Electriflying

On 2011-06-25, Orval Fairbairn wrote:
Well, Vaughn, all you have to do is a simple back-of-the-envelope
calculation to see it.

First, calculate the fuel and air consumed in an internal combstion
engine:
1. fuel, at 6 lb/gal
2. air, at f/a ratio of 1:15.

This means that, for every pound of fuel, you consume 15 pounds of air.
You may use kilograms, if you please.

Not correct, you don't consume the nitrogen which is around 80% of air.

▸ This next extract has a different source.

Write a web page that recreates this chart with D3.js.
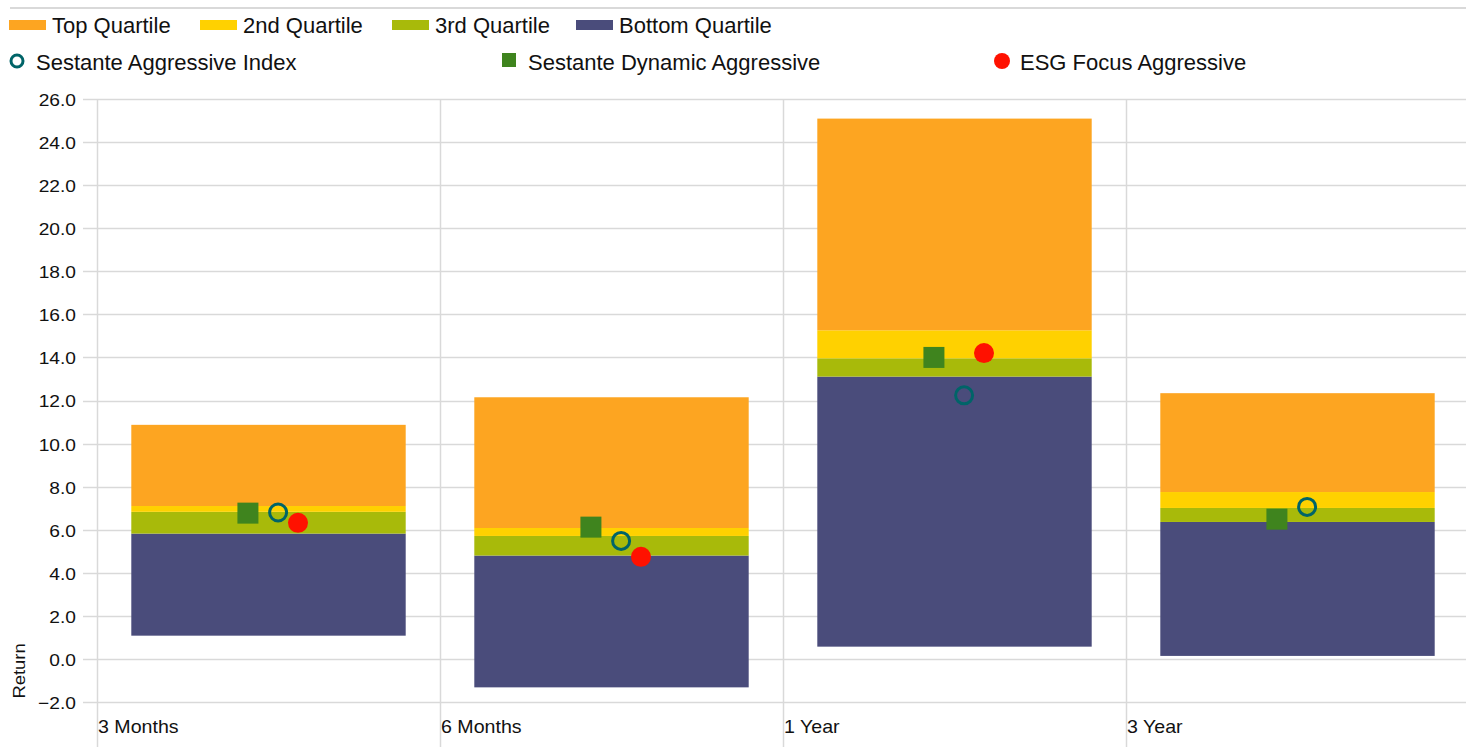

If you are using batteries, you now have to carry the equivalent of both
the fuel and the consumable air to do the same job, or almost a ton of
consumables.

But you're comparing apples and oranges! Batteries do NOT work on oxidation.
The thing that charges the battery may indeed work by oxidising the
fuel (but equally it may not, it may be a nuclear power plant, a wind
turbine, a solar panel or whatever). You cannot compare how a battery
works to how fuel is burned. They just aren't the same thing at all.

Additionally your calculation on the air consumed is quite significantly
wrong. Not just because you forgot about the nitrogen, but when calculating
how something burns you must consider how many moles of a substance
is reacting, i.e. its molecular mass.

Gasoline is a mix of quite a lot of chemicals, but mostly things like
C6H12 and these numbers will come out the same for any alkane.

To burn one mole of C6H12, we need 12 moles of O2
1 C6H12 x 12 O2 = 6 CO2 + 6 H2O

6 of the O2 molecules coming in make 6 carbon dioxide molecules,
the remaining 6 O2 molecules are used to make the 6 water molecules.

So we use 12 moles of O2 per one mole C6H12.

One mole of O2 is 32 grams.
One mole of C6H12 is 84.2 grams.

So for every 84.2g of fuel we need 320g of oxygen. This means the ratio
by mass of oxidiser to fuel is around 3.8 parts oxidiser to each part
of fuel -- NOT 15 parts oxidiser to each part fuel.